▶ **Written instruction**
Without changing a character, return the entries, but not the images they hold.

════════

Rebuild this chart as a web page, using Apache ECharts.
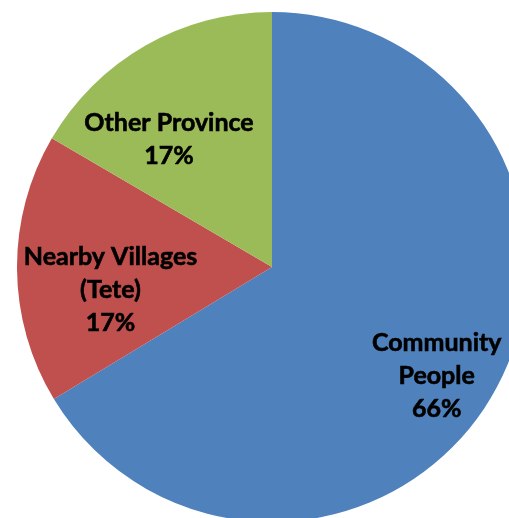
<!DOCTYPE html>
<html>
<head>
<meta charset="utf-8">
<script src="https://cdn.jsdelivr.net/npm/echarts@6/dist/echarts.min.js"></script>
<style>
html,body{margin:0;padding:0;background:#fff;}
#chart{width:509px;height:518px;}
</style>
</head>
<body>
<div id="chart"></div>
<script>
var categories = ['Community\nPeople', 'Nearby Villages\n(Tete)', 'Other Province'];
var values = [66.4, 17.1, 16.6];
var colors = ['#4F81BD', '#C0504D', '#9BBB59'];
var labelShift = [[51, 45], [-31, 22], [-38, -14]];

var chart = echarts.init(document.getElementById('chart'));
chart.setOption({
  animation: false,
  series: [{
    type: 'pie',
    center: [272, 267],
    radius: [0, 255],
    startAngle: 90,
    clockwise: true,
    emphasis: {disabled: true},
    data: categories.map(function (c, i) {
      return {name: c, value: values[i], itemStyle: {color: colors[i]}};
    }),
    label: {
      show: true,
      position: 'inside',
      formatter: function (p) { return p.name + '\n' + Math.round(p.percent) + '%'; },
      fontFamily: 'Lato',
      fontWeight: 'bold',
      fontSize: 25,
      lineHeight: 33,
      color: '#000',
      textBorderColor: '#000',
      textBorderWidth: 0.6,
      align: 'center'
    },
    labelLine: {show: false},
    labelLayout: function (params) {
      var s = labelShift[params.dataIndex];
      return {dx: s[0], dy: s[1]};
    }
  }]
});
</script>
</body>
</html>
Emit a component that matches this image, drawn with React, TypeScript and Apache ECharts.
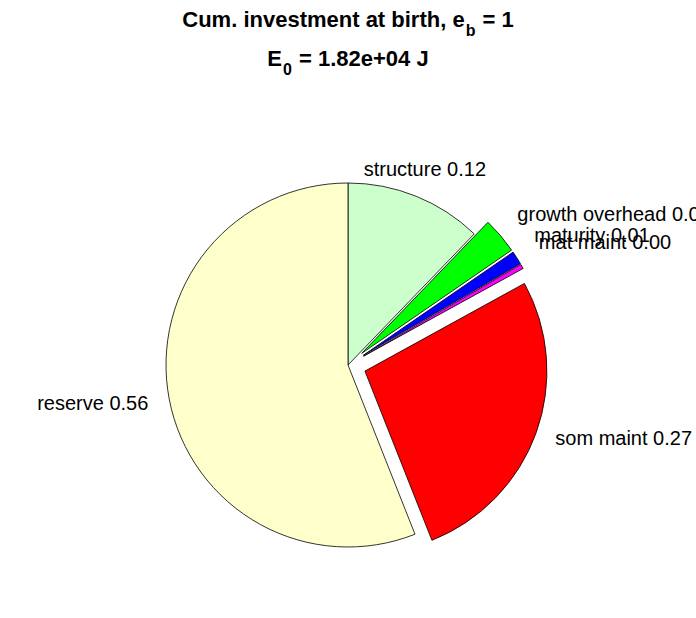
import React, { useEffect, useRef } from "react";
import * as echarts from "echarts";

const categories = ["structure", "growth overhead", "maturity", "mat maint", "som maint", "reserve"];
const fractions = [0.122, 0.032, 0.012, 0.004, 0.27, 0.56];
const exploded = [false, true, true, true, true, false];
const sliceColors = ["#ccffcc", "#00ff00", "#0000ff", "#ff00ff", "#ff0000", "#ffffcc"];
const titleLine1 = ["Cum. investment at birth, e", "b", " = 1"];
const titleLine2 = ["E", "0", " = 1.82e+04 J"];

const labelAlign = ["center", "left", "left", "left", "left", "right"];
const labelVAlign = ["bottom", "bottom", "bottom", "bottom", "middle", "middle"];
const labelDx = [2, 3, 2, 1, 2, -3];
const labelDy = [0, 0, -3, -5, -1, 0];

const FONT = "'Liberation Sans', Arial, Helvetica, sans-serif";

export default function App() {
  const ref = useRef<HTMLDivElement>(null);
  useEffect(() => {
    if (!ref.current) return;
    const chart = echarts.init(ref.current, null, { renderer: "svg" });
    const R = 182;
    chart.setOption({
      animation: false,
      backgroundColor: "#ffffff",
      title: {
        left: "center",
        top: 0,
        padding: 0,
        text:
          `{t|${titleLine1[0]}}{s|${titleLine1[1]}}{t|${titleLine1[2]}}\n` +
          `{t|${titleLine2[0]}}{s|${titleLine2[1]}}{t|${titleLine2[2]}}`,
        textStyle: {
          rich: {
            t: { fontSize: 22, fontWeight: "bold", fontFamily: FONT, color: "#000", lineHeight: 39, verticalAlign: "middle" },
            s: { fontSize: 16, fontWeight: "bold", fontFamily: FONT, color: "#000", lineHeight: 39, verticalAlign: "middle", padding: [22, 1, 0, 1] },
          },
        },
      },
      series: [
        {
          type: "pie",
          center: [348, 365],
          radius: R,
          startAngle: 90,
          clockwise: true,
          selectedMode: "multiple",
          selectedOffset: 18,
          avoidLabelOverlap: false,
          emphasis: { disabled: true },
          itemStyle: { borderColor: "#000", borderWidth: 0.8 },
          select: { itemStyle: { borderColor: "#000", borderWidth: 0.8 } },
          label: {
            show: true,
            position: "outside",
            fontSize: 20,
            fontFamily: FONT,
            color: "#000",
            distanceToLabelLine: 0,
            formatter: (p: any) => `${p.name} ${p.value.toFixed(2)}`,
          },
          labelLine: { show: false, length: R * 0.1, length2: 0 },
          labelLayout: (p: any) => ({
            align: labelAlign[p.dataIndex],
            verticalAlign: labelVAlign[p.dataIndex],
            dx: labelDx[p.dataIndex],
            dy: labelDy[p.dataIndex],
          }),
          data: categories.map((name, i) => ({
            name,
            value: fractions[i],
            selected: exploded[i],
            itemStyle: { color: sliceColors[i] },
          })),
        },
      ],
    });
    return () => chart.dispose();
  }, []);
  return (
    <div
      ref={ref}
      style={{ position: "fixed", left: 0, top: 0, width: 696, height: 618, background: "#fff" }}
    />
  );
}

════════

▶ **The solution**
Rebuild this chart as a web page, using Apache ECharts.
<!DOCTYPE html>
<html>
<head>
<meta charset="utf-8">
<script src="https://cdn.jsdelivr.net/npm/echarts@6/dist/echarts.min.js"></script>
<style>
html,body{margin:0;padding:0;background:#fff;}
#chart{width:509px;height:518px;}
</style>
</head>
<body>
<div id="chart"></div>
<script>
var categories = ['Community\nPeople', 'Nearby Villages\n(Tete)', 'Other Province'];
var values = [66.4, 17.1, 16.6];
var colors = ['#4F81BD', '#C0504D', '#9BBB59'];
var labelShift = [[51, 45], [-31, 22], [-38, -14]];

var chart = echarts.init(document.getElementById('chart'));
chart.setOption({
  animation: false,
  series: [{
    type: 'pie',
    center: [272, 267],
    radius: [0, 255],
    startAngle: 90,
    clockwise: true,
    emphasis: {disabled: true},
    data: categories.map(function (c, i) {
      return {name: c, value: values[i], itemStyle: {color: colors[i]}};
    }),
    label: {
      show: true,
      position: 'inside',
      formatter: function (p) { return p.name + '\n' + Math.round(p.percent) + '%'; },
      fontFamily: 'Lato',
      fontWeight: 'bold',
      fontSize: 25,
      lineHeight: 33,
      color: '#000',
      textBorderColor: '#000',
      textBorderWidth: 0.6,
      align: 'center'
    },
    labelLine: {show: false},
    labelLayout: function (params) {
      var s = labelShift[params.dataIndex];
      return {dx: s[0], dy: s[1]};
    }
  }]
});
</script>
</body>
</html>
Emit a component that matches this image, drawn with React, TypeScript and Apache ECharts.
import React, { useEffect, useRef } from "react";
import * as echarts from "echarts";

const categories = ["structure", "growth overhead", "maturity", "mat maint", "som maint", "reserve"];
const fractions = [0.122, 0.032, 0.012, 0.004, 0.27, 0.56];
const exploded = [false, true, true, true, true, false];
const sliceColors = ["#ccffcc", "#00ff00", "#0000ff", "#ff00ff", "#ff0000", "#ffffcc"];
const titleLine1 = ["Cum. investment at birth, e", "b", " = 1"];
const titleLine2 = ["E", "0", " = 1.82e+04 J"];

const labelAlign = ["center", "left", "left", "left", "left", "right"];
const labelVAlign = ["bottom", "bottom", "bottom", "bottom", "middle", "middle"];
const labelDx = [2, 3, 2, 1, 2, -3];
const labelDy = [0, 0, -3, -5, -1, 0];

const FONT = "'Liberation Sans', Arial, Helvetica, sans-serif";

export default function App() {
  const ref = useRef<HTMLDivElement>(null);
  useEffect(() => {
    if (!ref.current) return;
    const chart = echarts.init(ref.current, null, { renderer: "svg" });
    const R = 182;
    chart.setOption({
      animation: false,
      backgroundColor: "#ffffff",
      title: {
        left: "center",
        top: 0,
        padding: 0,
        text:
          `{t|${titleLine1[0]}}{s|${titleLine1[1]}}{t|${titleLine1[2]}}\n` +
          `{t|${titleLine2[0]}}{s|${titleLine2[1]}}{t|${titleLine2[2]}}`,
        textStyle: {
          rich: {
            t: { fontSize: 22, fontWeight: "bold", fontFamily: FONT, color: "#000", lineHeight: 39, verticalAlign: "middle" },
            s: { fontSize: 16, fontWeight: "bold", fontFamily: FONT, color: "#000", lineHeight: 39, verticalAlign: "middle", padding: [22, 1, 0, 1] },
          },
        },
      },
      series: [
        {
          type: "pie",
          center: [348, 365],
          radius: R,
          startAngle: 90,
          clockwise: true,
          selectedMode: "multiple",
          selectedOffset: 18,
          avoidLabelOverlap: false,
          emphasis: { disabled: true },
          itemStyle: { borderColor: "#000", borderWidth: 0.8 },
          select: { itemStyle: { borderColor: "#000", borderWidth: 0.8 } },
          label: {
            show: true,
            position: "outside",
            fontSize: 20,
            fontFamily: FONT,
            color: "#000",
            distanceToLabelLine: 0,
            formatter: (p: any) => `${p.name} ${p.value.toFixed(2)}`,
          },
          labelLine: { show: false, length: R * 0.1, length2: 0 },
          labelLayout: (p: any) => ({
            align: labelAlign[p.dataIndex],
            verticalAlign: labelVAlign[p.dataIndex],
            dx: labelDx[p.dataIndex],
            dy: labelDy[p.dataIndex],
          }),
          data: categories.map((name, i) => ({
            name,
            value: fractions[i],
            selected: exploded[i],
            itemStyle: { color: sliceColors[i] },
          })),
        },
      ],
    });
    return () => chart.dispose();
  }, []);
  return (
    <div
      ref={ref}
      style={{ position: "fixed", left: 0, top: 0, width: 696, height: 618, background: "#fff" }}
    />
  );
}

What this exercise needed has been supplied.